_Task goal:_ Please, without the pictures, retype exactly the lines from the start of the material through the line that holds "80.6, 75.0, 69.7];".

_Dataset content:_

=-=-=-=-=

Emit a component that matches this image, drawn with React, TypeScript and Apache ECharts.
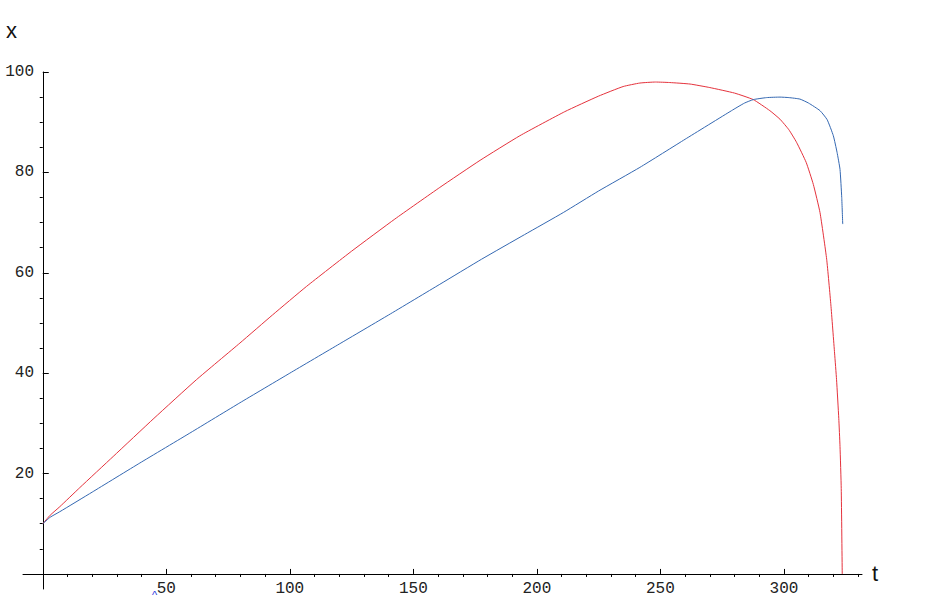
import React, { useEffect, useRef } from "react";
import * as echarts from "echarts";

// Red curve (t, x)
const redT = [0, 3, 6.9, 15, 28.5, 45, 62.2, 79.8, 93, 106.8, 125, 142.5, 160.7, 177, 193.1, 211.3, 225, 234.9, 241.7, 248, 253.8, 262, 270, 280, 287.6, 294.3, 298.4, 302, 305.1, 309, 311.9, 314.6, 317.3, 319, 320.5, 321.3, 322.2, 322.7, 323.2, 323.6];
const redX = [10, 11.7, 13.4, 17.2, 23.4, 31.0, 38.7, 46.0, 51.6, 57.3, 64.3, 70.7, 77.0, 82.4, 87.3, 92.1, 95.2, 97.1, 97.8, 98.0, 97.9, 97.6, 96.9, 95.8, 94.5, 92.3, 90.6, 88.5, 86.0, 82.0, 77.6, 72.0, 62.7, 53.6, 44.0, 38.7, 31.0, 25.4, 17.0, 0];

// Blue curve (t, x)
const blueT = [0, 3, 6.9, 20, 39.3, 60, 79.8, 100, 120, 140, 160.7, 177.6, 195, 210.7, 225, 241.7, 260, 278.8, 284, 287.6, 293, 298.4, 302, 306.5, 310, 314.6, 317.5, 320, 321.5, 322.7, 323.4, 323.8];
const blueX = [10, 11.3, 12.4, 16.3, 22.1, 28.2, 34.1, 40.0, 45.8, 51.6, 57.7, 62.7, 67.6, 72.0, 76.3, 81.0, 86.6, 92.3, 93.8, 94.5, 94.9, 95.0, 94.9, 94.6, 93.8, 92.3, 90.5, 87.3, 84.0, 80.6, 75.0, 69.7];

// Tick values
const xMajorTicks = [50, 100, 150, 200, 250, 300];
const xMinorTicks = [10, 20, 30, 40, 60, 70, 80, 90, 110, 120, 130, 140, 160, 170, 180, 190, 210, 220, 230, 240, 260, 270, 280, 290, 310, 320, 330];
const yMajorTicks = [20, 40, 60, 80, 100];
const yMinorTicks = [5, 10, 15, 25, 30, 35, 45, 50, 55, 65, 70, 75, 85, 90, 95];

const X_MIN = -8;
const X_MAX = 331.6;
const Y_MIN = -3;
const Y_MAX = 100;

const monoFont = "Liberation Mono";

export default function App() {
  const ref = useRef<HTMLDivElement>(null);

  useEffect(() => {
    if (!ref.current) return;
    const chart = echarts.init(ref.current, undefined, { renderer: "svg" });
    const redData = redT.map((t, i) => [t, redX[i]]);
    const blueData = blueT.map((t, i) => [t, blueX[i]]);

    const axisLineStyle = { color: "#000", width: 1 };

    chart.setOption({
      animation: false,
      backgroundColor: "#ffffff",
      grid: { left: 23, right: 63, top: 72, bottom: 11, containLabel: false, outerBoundsMode: "none" },
      xAxis: [
        {
          type: "value",
          min: X_MIN,
          max: X_MAX,
          axisLine: { show: true, onZero: true, onZeroAxisIndex: 0, lineStyle: axisLineStyle },
          axisTick: { show: true, inside: true, length: 5, customValues: xMajorTicks, lineStyle: axisLineStyle },
          axisLabel: {
            show: true,
            customValues: xMajorTicks,
            margin: -8,
            fontFamily: monoFont,
            fontSize: 16,
            color: "#222",
          },
          splitLine: { show: false },
          name: "t",
          nameLocation: "end",
          nameGap: 10,
          nameTextStyle: { fontFamily: "Liberation Sans", fontSize: 22, color: "#111" },
        },
        {
          type: "value",
          min: X_MIN,
          max: X_MAX,
          axisLine: { show: false, onZero: true, onZeroAxisIndex: 0 },
          axisTick: { show: true, inside: true, length: 3, customValues: xMinorTicks, lineStyle: axisLineStyle },
          axisLabel: { show: false },
          splitLine: { show: false },
        },
      ],
      yAxis: [
        {
          type: "value",
          min: Y_MIN,
          max: Y_MAX,
          axisLine: { show: true, onZero: true, onZeroAxisIndex: 0, lineStyle: axisLineStyle },
          axisTick: { show: true, inside: true, length: 6, customValues: yMajorTicks, lineStyle: axisLineStyle },
          axisLabel: {
            show: true,
            customValues: yMajorTicks,
            margin: -11,
            fontFamily: monoFont,
            fontSize: 16,
            color: "#222",
          },
          splitLine: { show: false },
        },
        {
          type: "value",
          min: Y_MIN,
          max: Y_MAX,
          axisLine: { show: false, onZero: true, onZeroAxisIndex: 0 },
          axisTick: { show: true, inside: true, length: 3, customValues: yMinorTicks, lineStyle: axisLineStyle },
          axisLabel: { show: false },
          splitLine: { show: false },
        },
      ],
      graphic: [
        {
          type: "text",
          left: 6,
          top: 19,
          style: { text: "x", fontFamily: "Liberation Sans", fontSize: 22, fill: "#111" },
        },
        {
          type: "text",
          left: 152,
          top: 589,
          style: { text: "^", fontFamily: "Liberation Sans", fontSize: 11, fill: "#2233dd" },
        },
      ],
      series: [
        {
          type: "line",
          name: "red",
          xAxisIndex: 0,
          yAxisIndex: 0,
          data: redData,
          showSymbol: false,
          smooth: 0.15,
          lineStyle: { color: "#e5323c", width: 1 },
          itemStyle: { color: "#e5323c" },
          clip: false,
        },
        {
          type: "line",
          name: "blue",
          xAxisIndex: 0,
          yAxisIndex: 0,
          data: blueData,
          showSymbol: false,
          smooth: 0.15,
          lineStyle: { color: "#3468b2", width: 1 },
          itemStyle: { color: "#3468b2" },
          clip: false,
        },
      ],
    });

    return () => {
      chart.dispose();
    };
  }, []);

  return (
    <div
      ref={ref}
      style={{ position: "absolute", left: 0, top: 0, width: 925, height: 600, background: "#fff" }}
    />
  );
}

=-=-=-=-=

_Written solution:_
Emit a component that matches this image, drawn with React, TypeScript and Apache ECharts.
import React, { useEffect, useRef } from "react";
import * as echarts from "echarts";

// Red curve (t, x)
const redT = [0, 3, 6.9, 15, 28.5, 45, 62.2, 79.8, 93, 106.8, 125, 142.5, 160.7, 177, 193.1, 211.3, 225, 234.9, 241.7, 248, 253.8, 262, 270, 280, 287.6, 294.3, 298.4, 302, 305.1, 309, 311.9, 314.6, 317.3, 319, 320.5, 321.3, 322.2, 322.7, 323.2, 323.6];
const redX = [10, 11.7, 13.4, 17.2, 23.4, 31.0, 38.7, 46.0, 51.6, 57.3, 64.3, 70.7, 77.0, 82.4, 87.3, 92.1, 95.2, 97.1, 97.8, 98.0, 97.9, 97.6, 96.9, 95.8, 94.5, 92.3, 90.6, 88.5, 86.0, 82.0, 77.6, 72.0, 62.7, 53.6, 44.0, 38.7, 31.0, 25.4, 17.0, 0];

// Blue curve (t, x)
const blueT = [0, 3, 6.9, 20, 39.3, 60, 79.8, 100, 120, 140, 160.7, 177.6, 195, 210.7, 225, 241.7, 260, 278.8, 284, 287.6, 293, 298.4, 302, 306.5, 310, 314.6, 317.5, 320, 321.5, 322.7, 323.4, 323.8];
const blueX = [10, 11.3, 12.4, 16.3, 22.1, 28.2, 34.1, 40.0, 45.8, 51.6, 57.7, 62.7, 67.6, 72.0, 76.3, 81.0, 86.6, 92.3, 93.8, 94.5, 94.9, 95.0, 94.9, 94.6, 93.8, 92.3, 90.5, 87.3, 84.0, 80.6, 75.0, 69.7];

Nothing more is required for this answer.